Josh Radnor is perhaps best known for his role as Ted, the central character on CBS’s Emmy-nominated comedy How I Met Your Mother which ended its nine-season long run in March 2014, but Radnor’s talents extend beyond acting, and he has quickly established himself as both a gifted writer and director.
Radnor can next be seen starring as contract surgeon Jedediah Foster in the new PBS Civil War drama, Mercy Street.
Radnor was last seen on Broadway starring in Disgraced, the Pulitzer Prize-winning play by Ayad Akhtar which received a 2015 Tony nomination for Best Play. The play, which also starred Gretchen Mol, follows the story of a Muslim-American lawyer and his artist wife, who invites a co-worker and her husband over for dinner at their Upper East Side apartment.
Radnor has written, directed and starred in two feature films. His most recent, Liberal Arts, in which he co-starred alongside Elizabeth Olsen, Richard Jenkins and Allison Janney, premiered at the 2012 Sundance Film Festival and was released by IFC that fall. His first feature film, Happythankyoumoreplease, included an ensemble cast with Richard Jenkins, Malin Akerman, Kate Mara, Zoe Kazan and Tony Hale. The film debuted at the 2010 Sundance Film Festival, where it won the Audience Award for Favorite U.S. Drama. The film was released in March 2011 by Anchor Bay.
In 2013, he starred in Jill Soloway’s Afternoon Delight co-starring Kathryn Hahn and Juno Temple. The film premiered at the 2013 Sundance Film Festival, where Soloway won the U.S. Dramatic Directing Award.
In addition to film and television, Radnor first starred on Broadway as the title character in The Graduate opposite Kathleen Turner and Alicia Silverstone. Off-Broadway and regionally, he has appeared at the Manhattan Theater Club, The Vineyard Theater, and Baltimore Center Stage, among others. He most recently appeared in New York Stage and Film’s world premiere production of Richard Greenberg’s The Babylon Line, directed by Terry Kinney. Radnor also played the role of Georg in a highly successful one-night-only gala reading of She Loves Me in 2011.
In Los Angeles, he originated the roles of “Young Sandy” and “Sam” in the Ovation Award-winning world premiere production of Jon Robin Baitz’s The Paris Letter at the Kirk Douglas Theater, roles he subsequently reprised for the L.A. Theater Works radio version broadcast on NPR.
His television credits include guest appearances on ER, Six Feet Under, Judging Amy, and Law & Order among others. He was a series regular on ABC’s The Court starring Sally Field. He made his film debut in the original teen spoof, Not Another Teen Movie.
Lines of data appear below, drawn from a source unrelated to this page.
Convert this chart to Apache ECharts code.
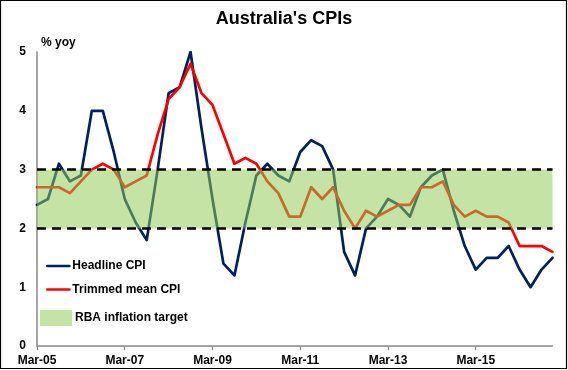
<!DOCTYPE html>
<html>
<head>
<meta charset="utf-8">
<script src="https://cdn.jsdelivr.net/npm/echarts@6/dist/echarts.min.js"></script>
<style>
html,body{margin:0;padding:0;background:#fff;}
#c{width:568px;height:370px;}
</style>
</head>
<body>
<div id="c"></div>
<script>
const categories = [
 'Mar-05','Jun-05','Sep-05','Dec-05','Mar-06','Jun-06','Sep-06','Dec-06',
 'Mar-07','Jun-07','Sep-07','Dec-07','Mar-08','Jun-08','Sep-08','Dec-08',
 'Mar-09','Jun-09','Sep-09','Dec-09','Mar-10','Jun-10','Sep-10','Dec-10',
 'Mar-11','Jun-11','Sep-11','Dec-11','Mar-12','Jun-12','Sep-12','Dec-12',
 'Mar-13','Jun-13','Sep-13','Dec-13','Mar-14','Jun-14','Sep-14','Dec-14',
 'Mar-15','Jun-15','Sep-15','Dec-15','Mar-16','Jun-16','Sep-16','Dec-16'
];
const headlineCPI = [
 2.4,2.5,3.1,2.8,2.9,4.0,4.0,3.3,
 2.5,2.1,1.8,3.0,4.3,4.4,5.0,3.7,
 2.5,1.4,1.2,2.1,2.9,3.1,2.9,2.8,
 3.3,3.5,3.4,3.0,1.6,1.2,2.0,2.2,
 2.5,2.4,2.2,2.7,2.9,3.0,2.3,1.7,
 1.3,1.5,1.5,1.7,1.3,1.0,1.3,1.5
];
const trimmedMeanCPI = [
 2.7,2.7,2.7,2.6,2.8,3.0,3.1,3.0,
 2.7,2.8,2.9,3.6,4.2,4.4,4.8,4.3,
 4.1,3.6,3.1,3.2,3.1,2.8,2.6,2.2,
 2.2,2.7,2.5,2.7,2.3,2.0,2.3,2.2,
 2.3,2.4,2.4,2.7,2.7,2.8,2.4,2.2,
 2.3,2.2,2.2,2.1,1.7,1.7,1.7,1.6
];
const targetLow = 2;
const targetHigh = 3;
const yTicks = {min:0, max:5, interval:1};

const FONT = "'Liberation Sans', Arial, sans-serif";
const chart = echarts.init(document.getElementById('c'), null, {renderer:'canvas'});
chart.setOption({
  backgroundColor:'#ffffff',
  animation:false,
  title:{
    text:"Australia's CPIs",
    left:'center', top:10, padding:0,
    textStyle:{fontFamily:FONT, fontSize:18, fontWeight:'bold', color:'#000'}
  },
  graphic:[{
    type:'rect', silent:true, z:100,
    shape:{x:0.5, y:0.5, width:566, height:368},
    style:{fill:'none', stroke:'#000', lineWidth:1.2}
  }],
  legend:[{
    orient:'vertical', left:46, top:260, padding:0,
    itemWidth:22, itemHeight:14, itemGap:11.5,
    itemStyle:{opacity:0},
    lineStyle:{width:2.7},
    data:['Headline CPI','Trimmed mean CPI'],
    textStyle:{fontFamily:FONT, fontSize:12, fontWeight:'bold', color:'#000', padding:[0,0,0,-2]},
    selectedMode:false
  },{
    orient:'vertical', left:40, top:310, padding:0,
    itemWidth:32, itemHeight:16,
    data:[{name:'RBA inflation target', icon:'rect'}],
    textStyle:{fontFamily:FONT, fontSize:12, fontWeight:'bold', color:'#000', padding:[0,0,0,-2]},
    selectedMode:false
  }],
  grid:{left:37, right:15.5, top:52, bottom:24, containLabel:false},
  xAxis:{
    type:'category', data:categories, boundaryGap:false,
    axisLine:{show:true, lineStyle:{color:'#888888', width:1.5}},
    axisTick:{show:true, interval:7, length:4, lineStyle:{color:'#888888', width:1.2}},
    axisLabel:{interval:7, margin:9, fontFamily:FONT, fontSize:12, fontWeight:'bold', color:'#000'},
    splitLine:{show:false}
  },
  yAxis:{
    type:'value', min:yTicks.min, max:yTicks.max, interval:yTicks.interval,
    name:'% yoy', nameLocation:'end', nameGap:9,
    nameTextStyle:{fontFamily:FONT, fontSize:12, fontWeight:'bold', color:'#000', align:'left', verticalAlign:'middle', padding:[0,0,0,4]},
    axisLine:{show:true, lineStyle:{color:'#888888', width:1.5}},
    axisTick:{show:false},
    axisLabel:{margin:11, fontFamily:FONT, fontSize:12, fontWeight:'bold', color:'#000'},
    splitLine:{show:false}
  },
  series:[{
    name:'Headline CPI', type:'line', data:headlineCPI, symbol:'none', z:2,
    itemStyle:{color:'#002060'},
    lineStyle:{color:'#002060', width:2.7, join:'round', cap:'round'}
  },{
    name:'Trimmed mean CPI', type:'line', data:trimmedMeanCPI, symbol:'none', z:2,
    itemStyle:{color:'#ff0000'},
    lineStyle:{color:'#ff0000', width:2.7, join:'round', cap:'round'}
  },{
    name:'RBA inflation target', type:'line', data:[], symbol:'none', z:3,
    itemStyle:{color:'#c4e3a5'},
    lineStyle:{width:0},
    markArea:{
      silent:true, z:5,
      itemStyle:{color:'rgba(143,202,85,0.53)'},
      data:[[{yAxis:targetLow},{yAxis:targetHigh}]]
    }
  },{
    name:'target lines', type:'line', data:[], symbol:'none', z:4,
    markLine:{
      silent:true, z:6, symbol:['none','none'], label:{show:false},
      lineStyle:{color:'#000', type:[9,6], width:2.5},
      data:[{yAxis:targetLow},{yAxis:targetHigh}]
    }
  }]
});
</script>
</body>
</html>
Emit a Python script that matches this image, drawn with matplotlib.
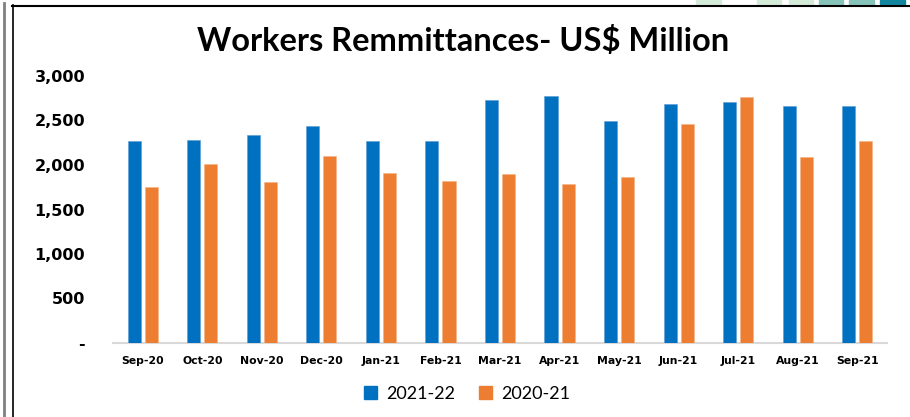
import matplotlib.pyplot as plt
import numpy as np
from matplotlib.patches import Rectangle
from matplotlib.lines import Line2D

MONTHS = ["Sep-20", "Oct-20", "Nov-20", "Dec-20", "Jan-21", "Feb-21", "Mar-21",
          "Apr-21", "May-21", "Jun-21", "Jul-21", "Aug-21", "Sep-21"]
FY22 = [2275, 2278, 2342, 2440, 2266, 2266, 2727, 2778, 2495, 2687, 2707, 2658, 2663]
FY21 = [1755, 2007, 1814, 2096, 1909, 1825, 1895, 1790, 1866, 2466, 2768, 2095, 2275]
YTICKS = [0, 500, 1000, 1500, 2000, 2500, 3000]

BLUE = "#0070c0"
ORANGE = "#ed7d31"

W, H = 910, 417
fig = plt.figure(figsize=(W / 100, H / 100), dpi=100)
ax = fig.add_axes([113 / W, (H - 343) / H, 774 / W, 267 / H])

x = np.arange(len(MONTHS))
ax.bar(x - 0.143, FY22, width=0.22, color=BLUE, edgecolor="#5b9bd5",
       linewidth=0.4, label="2021-22", zorder=3)
ax.bar(x + 0.143, FY21, width=0.22, color=ORANGE, edgecolor="#f4b183",
       linewidth=0.4, label="2020-21", zorder=3)

ax.set_xlim(-0.5, len(MONTHS) - 0.5)
ax.set_ylim(0, 3000)
ax.set_yticks(YTICKS)
ax.set_yticklabels(["-" if v == 0 else f"{v:,}" for v in YTICKS],
                   fontsize=11.5, fontweight="bold", family="DejaVu Sans")
ax.set_xticks(x)
ax.set_xticklabels(MONTHS, fontsize=7.8, fontweight="bold", family="DejaVu Sans")
ax.tick_params(axis="both", length=0)
ax.tick_params(axis="y", pad=20)
ax.tick_params(axis="x", pad=9)
for s in ("top", "right", "left"):
    ax.spines[s].set_visible(False)
ax.spines["bottom"].set_color("#d9d9d9")
ax.spines["bottom"].set_linewidth(1.5)

fig.text(463 / W, 1 - 41 / H, "Workers Remmittances- US$ Million", ha="center",
         va="center", fontsize=23.5, fontweight="bold", family="Lato")

handles = [Rectangle((0, 0), 1, 1, color=BLUE), Rectangle((0, 0), 1, 1, color=ORANGE)]
fig.legend(handles, ["2021-22", "2020-21"], loc="center",
           bbox_to_anchor=(467 / W, 1 - 394 / H), ncol=2, frameon=False,
           prop={"family": "Lato", "size": 13}, handlelength=0.75,
           handleheight=0.75, handletextpad=0.5, columnspacing=1.3)

# frame lines
fig.add_artist(Line2D([3.5 / W, 3.5 / W], [0, 1 - 3 / H], color="#808080", lw=2))
fig.add_artist(Line2D([12.5 / W, 12.5 / W], [0, 1 - 5 / H], color="black", lw=1.2))
fig.add_artist(Line2D([12 / W, 1], [1 - 5.5 / H, 1 - 5.5 / H], color="black", lw=1.5))

# decorative blocks at top right
for x0, x1, c in [(696, 721, "#d5ebd9"), (757, 781, "#d5ebd9"), (789, 813, "#d5ebd9"),
                  (819, 843, "#86c3b9"), (849, 874, "#86c3b9"), (880, 905, "#12869f")]:
    fig.add_artist(Rectangle((x0 / W, 1 - 4 / H), (x1 - x0) / W, 4 / H,
                             color=c, transform=fig.transFigure))

fig.savefig("out.png", dpi=100)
Radnor has had several articles published in the Los Angeles Times Magazine. He has also written for The Rumpus, Guilt and Pleasure Magazine, Moviemaker Magazine, Indiewire, and The Huffington Post.
A native of Columbus, Ohio, Radnor attended Kenyon College where he won the Paul Newman Acting Trophy. He received his M.F.A. in acting from N.Y.U.’s Tisch School of the Arts.